State Board of Investment; investment standards modifications to require sustainable investing
One of the significant impacts of SF4859 is its requirement for the State Board of Investment to develop and implement a sustainable investment policy. This policy is intended to guide investment managers in how they consider ESG factors when selecting investments. By January 1, 2025, the board must identify sustainable investment opportunities and assess the climate-related risks associated with its portfolio. This could lead to a transformation in how public funds are allocated, potentially reducing investments in fossil fuels while increasing funding towards sustainable, green initiatives.
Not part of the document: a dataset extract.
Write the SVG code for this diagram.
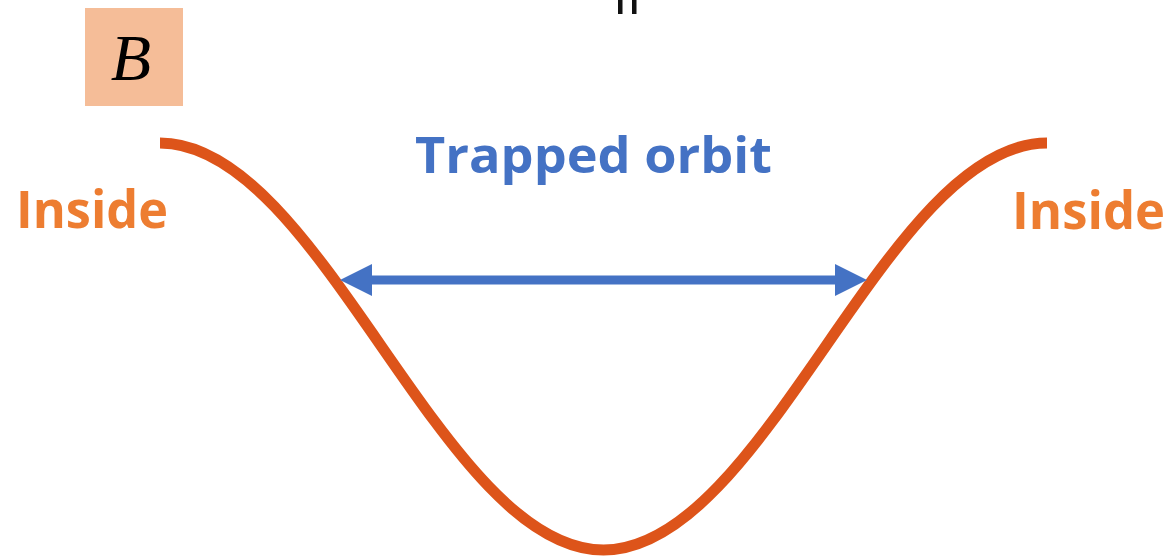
<svg xmlns="http://www.w3.org/2000/svg" width="1173" height="558" viewBox="0 0 1173 558">
  <style>
    .lbl { font-family: "Open Sans", "Liberation Sans", sans-serif; font-weight: bold; }
    .inside { fill: #ED7D31; font-size: 52px; }
    .title { fill: #4472C4; font-size: 50px; }
  </style>
  <defs>
    <marker id="ah" viewBox="0 0 32 32" refX="0" refY="16" markerWidth="32" markerHeight="32" markerUnits="userSpaceOnUse" orient="auto-start-reverse">
      <path d="M0,0 L32,16 L0,32 Z" fill="#4472C4"/>
    </marker>
  </defs>
  <rect width="1173" height="558" fill="#ffffff"/>
  <g id="top-marks" fill="#111111">
    <rect x="618" y="0" width="4.5" height="14"/>
    <rect x="632" y="0" width="4.5" height="14"/>
  </g>
  <g id="node-B">
    <rect x="85" y="8" width="98" height="98" fill="#F5BD98"/>
    <text x="131" y="80" text-anchor="middle" font-family="Liberation Serif, serif" font-style="italic" font-size="66" fill="#000000">B</text>
  </g>
  <g id="curve">
    <path d="M160,143 C321,143 442,550 603.5,550 C765,550 886,143 1047,143" fill="none" stroke="#DD541A" stroke-width="11"/>
  </g>
  <g id="connectors">
    <line x1="372" y1="280" x2="835" y2="280" stroke="#4472C4" stroke-width="9" marker-start="url(#ah)" marker-end="url(#ah)"/>
  </g>
  <g id="label-title">
    <text class="lbl title" x="415" y="173" textLength="357" lengthAdjust="spacingAndGlyphs">Trapped orbit</text>
  </g>
  <g id="label-inside-left">
    <text class="lbl inside" x="16" y="228" textLength="152" lengthAdjust="spacingAndGlyphs">Inside</text>
  </g>
  <g id="label-inside-right">
    <text class="lbl inside" x="1012" y="229" textLength="153" lengthAdjust="spacingAndGlyphs">Inside</text>
  </g>
</svg>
SF4859, known as the Minnesota Sustainable Investing Act, aims to modify the investment standards of the State Board of Investment to prioritize sustainable investing practices. The bill mandates that public entities consider sustainability factors such as environmental, social, and governance (ESG) criteria when making investment decisions. The legislature emphasizes the importance of these factors in evaluating risks and maximizing the performance of public fund investments, addressing both financial returns and wider societal impacts.
Notable points of contention surrounding SF4859 include the debate over the role of government in influencing investment practices. Supporters argue that incorporating sustainability into investment strategies is essential for long-term financial stability and accountability. However, critics may view this as an overreach of governmental authority that could limit investment opportunities and prioritize ideology over financial performance. There may also be concerns over the administrative burden placed on the State Board of Investment and investment managers in adapting to these new requirements.